The Story
Why it exists.
The beginning
White Cattleya is a fragrance that invites a second look. The flower's scent is described as combining a characteristic gourmand citrus with an undercurrent of moist petals, vanilla, and something musky underneath the sweetness. The crispness is like a bride's white lace dress, bright and pristine, while the vanilla threads through the composition like a warm whisper beneath the florals. The scent captures the essence of the Cattleya bloom in a way that feels both elegant and approachable, with citrus providing an immediate burst of freshness followed by the deeper, more intimate layers that unfold gradually. The fragrance built from that idea became White Cattleya, released in 2015.

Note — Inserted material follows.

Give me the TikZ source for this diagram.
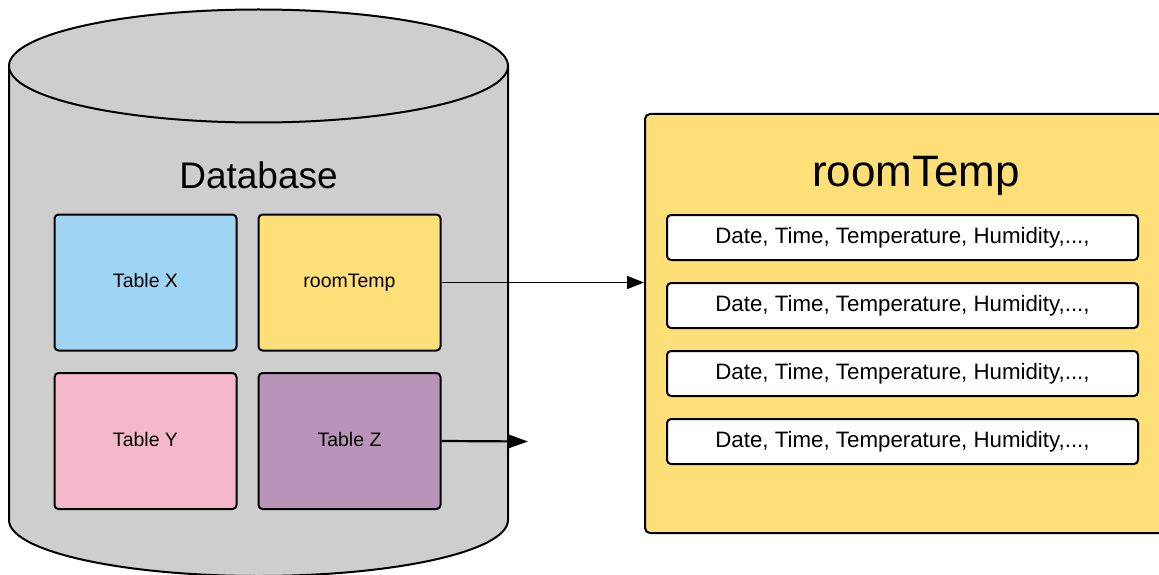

The star here is the Cattleya orchid itself, not a common perfume material, which makes the structure unusual. Most white floral fragrances lean on jasmine or tuberose as their anchor. Using Cattleya shifts the axis: it's sweeter, with a gourmand edge that reads as vanilla-adjacent from the start, but with a cool floral top that keeps it from settling into dessert territory. The combination of citron and lemon in the opening is deliberately bright, almost astringent, which makes the warm vanilla-and-musky drydown feel earned rather than inevitable.
The evolution
The opening hits clean and cool. Citron and lemon arrive crisp, almost sharp, with a neroli brightness that lifts the whole top. Then the citrus begins to recede, not quickly, not dramatically, but like morning light warming into midday. The white cattleya orchid appears, softer than expected, and heliotrope adds a powdery blush that tempers the brightness. By hour two, the vanilla underneath has fully arrived. The drydown is warm, slightly sweet, musky without being heavy, jasmine threads through, but barely. This isn't a fragrance that announces you from across the room. It's the one someone notices when you're close enough to talk.
Cultural impact
White Cattleya exists at the intersection of botanical science and artisan perfumery, a space Olympic Orchids has occupied since Dr. Ellen Covey brought her background as a botanist and orchid nursery operator into fragrance creation. The 2015 launch arrived during a period when niche perfumery was shifting toward hyper-specific botanical narratives, moving away from broad categories like 'floriental' toward verifiable plant origins and transparent ingredient sourcing. Cattleya orchids carry cultural significance in perfumery as flowers associated with femininity and refinement, though their use in fragrance remains uncommon.